Pod Overhead Calculation

Pods have overhead beyond app resources.

Sources of pod overhead

Sidecar containers: service mesh proxies, log forwarders, metrics agents. Each adds CPU, memory, and startup time.

kube-proxy and CNI plugins: network overhead per pod. CPU on every packet traversing the pod boundary.

Container runtime overhead: containerd or CRI-O baseline. Not zero; not negligible at small pod sizes.

Typical overhead percentages

Without service mesh: 10-15% per pod. Mostly sidecar agents (logging, metrics).

With service mesh: 20-35% per pod. Envoy or similar mesh proxy adds CPU and memory.

Smaller pods feel the overhead more. A 100m CPU pod with 50m overhead is 33% wasted; a 1000m pod is 5%.

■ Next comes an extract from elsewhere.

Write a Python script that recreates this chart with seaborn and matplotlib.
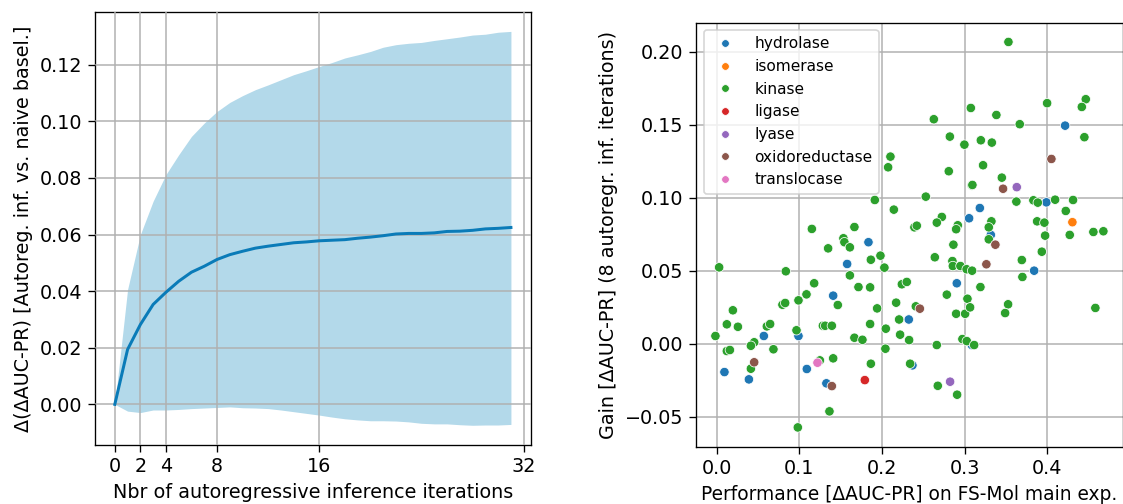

Planning capacity around overhead

Provision based on pod requests including overhead. If app needs 200m CPU, request 240m to cover overhead.

Reserve capacity per node for system overhead. Beyond pod-level overhead, kubelet, kube-proxy, and CNI consume node resources.

Standard reservation: 0.5 cores and 1GB per node for system. Larger nodes amortise this; smaller nodes feel it.

Reducing overhead

Sidecar consolidation. Multiple agents fold into one. Fewer processes, less memory, simpler operation.

DaemonSet for shared functionality. One log forwarder per node instead of one per pod. Massive overhead reduction.

Service mesh sampling. Reduce overhead by sampling traces and metrics rather than capturing every request.

What to monitor

Node-level resource utilisation versus pod requests. Gap is overhead plus actual headroom.

Per-pod actual versus requested. Overhead shows up as systemic difference between request and use.

Pod startup time. Heavy sidecars dominate. Optimise the slowest sidecar first.